Copy out every line exactly, passing over the pictures.

*PROVIDED DATA*
↓↓↓
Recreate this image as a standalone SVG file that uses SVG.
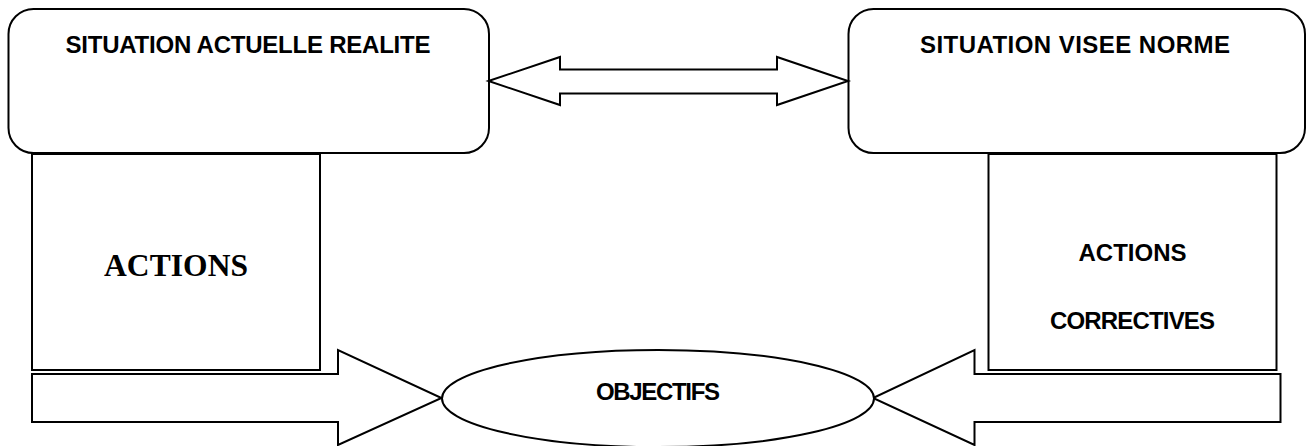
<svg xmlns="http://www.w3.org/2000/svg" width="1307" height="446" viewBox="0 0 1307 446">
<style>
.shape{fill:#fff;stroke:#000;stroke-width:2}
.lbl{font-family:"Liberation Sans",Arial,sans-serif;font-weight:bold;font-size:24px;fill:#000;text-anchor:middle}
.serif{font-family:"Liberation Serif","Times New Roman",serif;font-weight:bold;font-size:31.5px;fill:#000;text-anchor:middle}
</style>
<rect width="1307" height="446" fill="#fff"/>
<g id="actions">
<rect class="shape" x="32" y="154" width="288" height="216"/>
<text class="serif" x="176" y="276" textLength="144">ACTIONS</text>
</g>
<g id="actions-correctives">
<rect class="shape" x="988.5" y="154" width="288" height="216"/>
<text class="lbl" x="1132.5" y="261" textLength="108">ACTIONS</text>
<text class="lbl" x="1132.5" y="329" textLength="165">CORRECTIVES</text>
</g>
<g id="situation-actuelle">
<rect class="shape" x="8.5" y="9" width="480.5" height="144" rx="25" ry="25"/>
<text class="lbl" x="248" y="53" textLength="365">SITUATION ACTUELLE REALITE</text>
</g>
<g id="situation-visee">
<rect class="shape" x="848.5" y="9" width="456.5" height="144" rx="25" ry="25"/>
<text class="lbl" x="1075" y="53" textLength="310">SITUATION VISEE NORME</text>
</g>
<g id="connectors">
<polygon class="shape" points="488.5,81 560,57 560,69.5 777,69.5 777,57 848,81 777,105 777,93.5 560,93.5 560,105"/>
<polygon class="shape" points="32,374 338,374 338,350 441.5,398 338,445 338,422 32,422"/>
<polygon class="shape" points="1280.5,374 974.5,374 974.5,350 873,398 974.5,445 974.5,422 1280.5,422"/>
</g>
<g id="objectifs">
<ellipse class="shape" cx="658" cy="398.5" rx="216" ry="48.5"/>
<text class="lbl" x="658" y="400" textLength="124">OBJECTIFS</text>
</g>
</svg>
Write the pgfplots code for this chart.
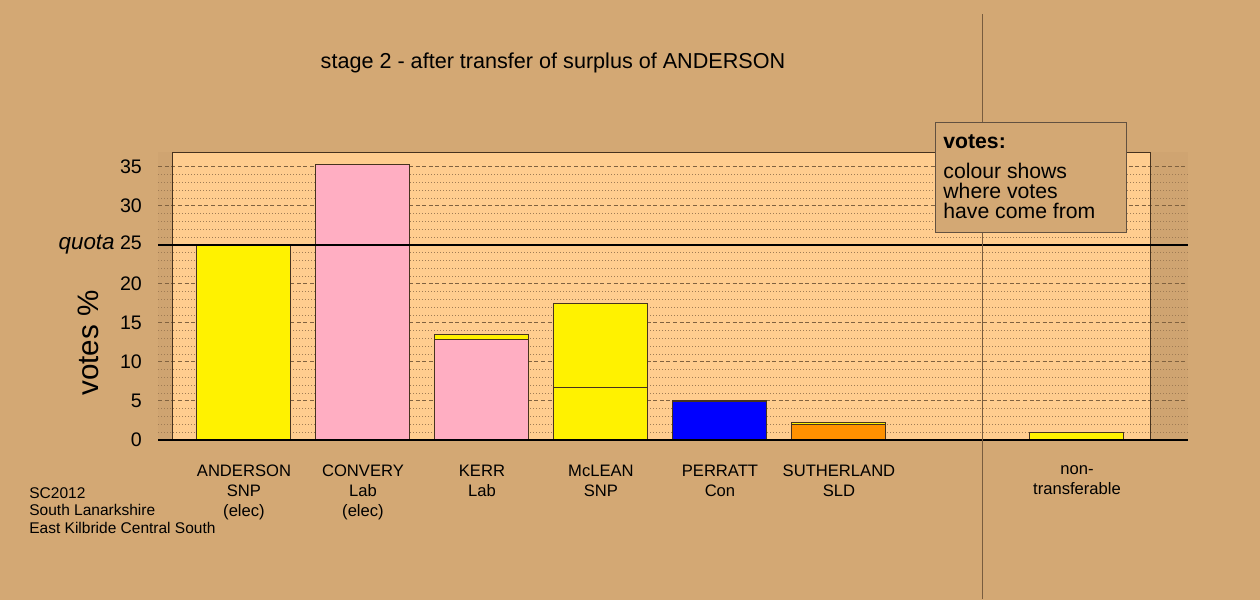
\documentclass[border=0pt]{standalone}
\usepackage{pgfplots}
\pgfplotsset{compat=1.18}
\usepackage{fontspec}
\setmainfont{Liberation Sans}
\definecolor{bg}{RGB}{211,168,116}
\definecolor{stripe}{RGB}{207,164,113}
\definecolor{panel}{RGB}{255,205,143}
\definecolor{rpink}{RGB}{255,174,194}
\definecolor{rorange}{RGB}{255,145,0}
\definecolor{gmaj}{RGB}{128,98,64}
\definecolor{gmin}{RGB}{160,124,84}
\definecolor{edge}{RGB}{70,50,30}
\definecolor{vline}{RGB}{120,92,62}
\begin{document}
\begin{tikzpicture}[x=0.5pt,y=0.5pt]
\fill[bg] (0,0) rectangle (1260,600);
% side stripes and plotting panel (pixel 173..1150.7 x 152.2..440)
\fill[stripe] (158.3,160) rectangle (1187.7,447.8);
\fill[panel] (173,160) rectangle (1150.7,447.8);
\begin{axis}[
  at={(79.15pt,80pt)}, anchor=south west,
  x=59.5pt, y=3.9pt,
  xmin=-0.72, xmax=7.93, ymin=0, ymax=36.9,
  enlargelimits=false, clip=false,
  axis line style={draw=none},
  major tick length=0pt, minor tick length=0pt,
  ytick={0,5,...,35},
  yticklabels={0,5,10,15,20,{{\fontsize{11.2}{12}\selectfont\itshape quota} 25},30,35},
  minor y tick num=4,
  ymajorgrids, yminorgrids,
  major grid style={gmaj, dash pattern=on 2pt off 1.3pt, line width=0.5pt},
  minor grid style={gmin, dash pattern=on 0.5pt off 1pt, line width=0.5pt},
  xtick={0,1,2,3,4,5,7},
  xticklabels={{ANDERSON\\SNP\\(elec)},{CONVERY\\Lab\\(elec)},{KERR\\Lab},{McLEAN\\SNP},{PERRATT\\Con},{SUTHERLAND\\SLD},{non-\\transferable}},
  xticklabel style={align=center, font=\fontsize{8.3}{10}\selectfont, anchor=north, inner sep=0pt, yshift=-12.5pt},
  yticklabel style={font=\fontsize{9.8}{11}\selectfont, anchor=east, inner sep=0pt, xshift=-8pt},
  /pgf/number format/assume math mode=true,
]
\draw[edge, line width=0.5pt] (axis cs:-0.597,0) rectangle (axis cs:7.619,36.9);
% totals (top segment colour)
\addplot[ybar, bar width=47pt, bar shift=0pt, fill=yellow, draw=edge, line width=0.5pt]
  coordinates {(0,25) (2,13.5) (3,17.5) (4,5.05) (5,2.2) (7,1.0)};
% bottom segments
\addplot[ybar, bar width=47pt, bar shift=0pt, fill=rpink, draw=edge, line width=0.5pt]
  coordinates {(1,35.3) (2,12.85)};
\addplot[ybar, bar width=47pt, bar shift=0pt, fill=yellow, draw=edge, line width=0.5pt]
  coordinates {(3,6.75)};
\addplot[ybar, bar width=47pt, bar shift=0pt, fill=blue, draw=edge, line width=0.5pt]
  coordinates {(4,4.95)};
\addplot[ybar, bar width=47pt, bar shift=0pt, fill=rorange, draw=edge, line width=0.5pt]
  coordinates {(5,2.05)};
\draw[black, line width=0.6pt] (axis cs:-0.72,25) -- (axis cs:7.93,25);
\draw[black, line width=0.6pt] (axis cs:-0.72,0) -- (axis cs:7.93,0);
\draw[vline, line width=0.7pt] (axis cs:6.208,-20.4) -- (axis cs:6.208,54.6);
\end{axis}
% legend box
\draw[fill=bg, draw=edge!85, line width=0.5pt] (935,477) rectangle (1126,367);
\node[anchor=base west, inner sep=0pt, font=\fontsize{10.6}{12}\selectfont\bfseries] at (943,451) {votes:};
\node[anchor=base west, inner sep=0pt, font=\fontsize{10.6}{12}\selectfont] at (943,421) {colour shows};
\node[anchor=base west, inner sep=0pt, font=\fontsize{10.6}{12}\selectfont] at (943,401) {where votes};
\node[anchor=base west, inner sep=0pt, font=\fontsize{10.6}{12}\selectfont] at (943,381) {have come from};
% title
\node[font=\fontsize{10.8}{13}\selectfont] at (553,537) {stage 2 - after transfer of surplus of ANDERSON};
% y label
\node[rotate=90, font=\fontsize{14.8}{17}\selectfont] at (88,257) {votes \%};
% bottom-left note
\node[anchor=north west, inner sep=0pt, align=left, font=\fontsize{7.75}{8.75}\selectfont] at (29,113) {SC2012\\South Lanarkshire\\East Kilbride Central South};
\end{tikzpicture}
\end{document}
↑↑↑
*TASK RESPONSE*
Recreate this image as a standalone SVG file that uses SVG.
<svg xmlns="http://www.w3.org/2000/svg" width="1307" height="446" viewBox="0 0 1307 446">
<style>
.shape{fill:#fff;stroke:#000;stroke-width:2}
.lbl{font-family:"Liberation Sans",Arial,sans-serif;font-weight:bold;font-size:24px;fill:#000;text-anchor:middle}
.serif{font-family:"Liberation Serif","Times New Roman",serif;font-weight:bold;font-size:31.5px;fill:#000;text-anchor:middle}
</style>
<rect width="1307" height="446" fill="#fff"/>
<g id="actions">
<rect class="shape" x="32" y="154" width="288" height="216"/>
<text class="serif" x="176" y="276" textLength="144">ACTIONS</text>
</g>
<g id="actions-correctives">
<rect class="shape" x="988.5" y="154" width="288" height="216"/>
<text class="lbl" x="1132.5" y="261" textLength="108">ACTIONS</text>
<text class="lbl" x="1132.5" y="329" textLength="165">CORRECTIVES</text>
</g>
<g id="situation-actuelle">
<rect class="shape" x="8.5" y="9" width="480.5" height="144" rx="25" ry="25"/>
<text class="lbl" x="248" y="53" textLength="365">SITUATION ACTUELLE REALITE</text>
</g>
<g id="situation-visee">
<rect class="shape" x="848.5" y="9" width="456.5" height="144" rx="25" ry="25"/>
<text class="lbl" x="1075" y="53" textLength="310">SITUATION VISEE NORME</text>
</g>
<g id="connectors">
<polygon class="shape" points="488.5,81 560,57 560,69.5 777,69.5 777,57 848,81 777,105 777,93.5 560,93.5 560,105"/>
<polygon class="shape" points="32,374 338,374 338,350 441.5,398 338,445 338,422 32,422"/>
<polygon class="shape" points="1280.5,374 974.5,374 974.5,350 873,398 974.5,445 974.5,422 1280.5,422"/>
</g>
<g id="objectifs">
<ellipse class="shape" cx="658" cy="398.5" rx="216" ry="48.5"/>
<text class="lbl" x="658" y="400" textLength="124">OBJECTIFS</text>
</g>
</svg>
Write the pgfplots code for this chart.
\documentclass[border=0pt]{standalone}
\usepackage{pgfplots}
\pgfplotsset{compat=1.18}
\usepackage{fontspec}
\setmainfont{Liberation Sans}
\definecolor{bg}{RGB}{211,168,116}
\definecolor{stripe}{RGB}{207,164,113}
\definecolor{panel}{RGB}{255,205,143}
\definecolor{rpink}{RGB}{255,174,194}
\definecolor{rorange}{RGB}{255,145,0}
\definecolor{gmaj}{RGB}{128,98,64}
\definecolor{gmin}{RGB}{160,124,84}
\definecolor{edge}{RGB}{70,50,30}
\definecolor{vline}{RGB}{120,92,62}
\begin{document}
\begin{tikzpicture}[x=0.5pt,y=0.5pt]
\fill[bg] (0,0) rectangle (1260,600);
% side stripes and plotting panel (pixel 173..1150.7 x 152.2..440)
\fill[stripe] (158.3,160) rectangle (1187.7,447.8);
\fill[panel] (173,160) rectangle (1150.7,447.8);
\begin{axis}[
  at={(79.15pt,80pt)}, anchor=south west,
  x=59.5pt, y=3.9pt,
  xmin=-0.72, xmax=7.93, ymin=0, ymax=36.9,
  enlargelimits=false, clip=false,
  axis line style={draw=none},
  major tick length=0pt, minor tick length=0pt,
  ytick={0,5,...,35},
  yticklabels={0,5,10,15,20,{{\fontsize{11.2}{12}\selectfont\itshape quota} 25},30,35},
  minor y tick num=4,
  ymajorgrids, yminorgrids,
  major grid style={gmaj, dash pattern=on 2pt off 1.3pt, line width=0.5pt},
  minor grid style={gmin, dash pattern=on 0.5pt off 1pt, line width=0.5pt},
  xtick={0,1,2,3,4,5,7},
  xticklabels={{ANDERSON\\SNP\\(elec)},{CONVERY\\Lab\\(elec)},{KERR\\Lab},{McLEAN\\SNP},{PERRATT\\Con},{SUTHERLAND\\SLD},{non-\\transferable}},
  xticklabel style={align=center, font=\fontsize{8.3}{10}\selectfont, anchor=north, inner sep=0pt, yshift=-12.5pt},
  yticklabel style={font=\fontsize{9.8}{11}\selectfont, anchor=east, inner sep=0pt, xshift=-8pt},
  /pgf/number format/assume math mode=true,
]
\draw[edge, line width=0.5pt] (axis cs:-0.597,0) rectangle (axis cs:7.619,36.9);
% totals (top segment colour)
\addplot[ybar, bar width=47pt, bar shift=0pt, fill=yellow, draw=edge, line width=0.5pt]
  coordinates {(0,25) (2,13.5) (3,17.5) (4,5.05) (5,2.2) (7,1.0)};
% bottom segments
\addplot[ybar, bar width=47pt, bar shift=0pt, fill=rpink, draw=edge, line width=0.5pt]
  coordinates {(1,35.3) (2,12.85)};
\addplot[ybar, bar width=47pt, bar shift=0pt, fill=yellow, draw=edge, line width=0.5pt]
  coordinates {(3,6.75)};
\addplot[ybar, bar width=47pt, bar shift=0pt, fill=blue, draw=edge, line width=0.5pt]
  coordinates {(4,4.95)};
\addplot[ybar, bar width=47pt, bar shift=0pt, fill=rorange, draw=edge, line width=0.5pt]
  coordinates {(5,2.05)};
\draw[black, line width=0.6pt] (axis cs:-0.72,25) -- (axis cs:7.93,25);
\draw[black, line width=0.6pt] (axis cs:-0.72,0) -- (axis cs:7.93,0);
\draw[vline, line width=0.7pt] (axis cs:6.208,-20.4) -- (axis cs:6.208,54.6);
\end{axis}
% legend box
\draw[fill=bg, draw=edge!85, line width=0.5pt] (935,477) rectangle (1126,367);
\node[anchor=base west, inner sep=0pt, font=\fontsize{10.6}{12}\selectfont\bfseries] at (943,451) {votes:};
\node[anchor=base west, inner sep=0pt, font=\fontsize{10.6}{12}\selectfont] at (943,421) {colour shows};
\node[anchor=base west, inner sep=0pt, font=\fontsize{10.6}{12}\selectfont] at (943,401) {where votes};
\node[anchor=base west, inner sep=0pt, font=\fontsize{10.6}{12}\selectfont] at (943,381) {have come from};
% title
\node[font=\fontsize{10.8}{13}\selectfont] at (553,537) {stage 2 - after transfer of surplus of ANDERSON};
% y label
\node[rotate=90, font=\fontsize{14.8}{17}\selectfont] at (88,257) {votes \%};
% bottom-left note
\node[anchor=north west, inner sep=0pt, align=left, font=\fontsize{7.75}{8.75}\selectfont] at (29,113) {SC2012\\South Lanarkshire\\East Kilbride Central South};
\end{tikzpicture}
\end{document}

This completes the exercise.